Colloquial Terminology

AMERICAN STAFFING ASSOCIATION (ASA)
An industry association that represents the US staffing industry.

EVALUATION-TO-HIRE
The process of hiring temporary staff and evaluating them to consider full-time employment.

JUST-IN-TIME (JIT)
A strategy implemented to improve profitability by reducing inventory and purchasing the raw materials that are needed for the immediate term only.

PENETRATION RATE
The percentage of the total labor force that is made up of temporary workers.

TEMP
An abbreviated term for a temporary worker; someone who is hired on a day-to-day or contracted bases.

TENURE
The duration of time that an employee works with a temporary staffing firm.

TURNOVER
The rate, measured as a percentage, at which outgoing employees are replaced by incoming employees within an industry.

Details

In the current five-year period, prior to the coronavirus pandemic, unemployment rates had dropped to historical lows.
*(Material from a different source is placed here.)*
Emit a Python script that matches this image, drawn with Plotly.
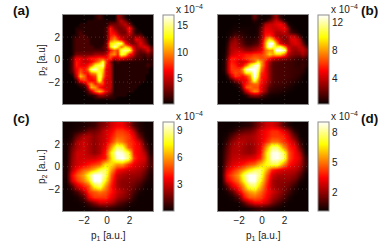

As a result, industry revenue increased rapidly in 2016 as the national unemployment rate declined every year until 2020. The number of temporary employees increased throughout the current period until 2019, bolstering demand for industry services. Furthermore, the national unemployment rate declined from 4.4% in 2017 to 3.7% in 2019, increasing demand for employees from expanding businesses. However, the number of temporary employees is estimated to decline 14.7% in 2020, driving a 7.7% decline in industry revenue in the same year. This is due to temporary employees typically being the first to be laid off amid economic hardship. Overall, industry revenue is projected to increase an annualized 2.8% to $235.9 billion over the five years to 2022, including a 3.6% increase in 2022.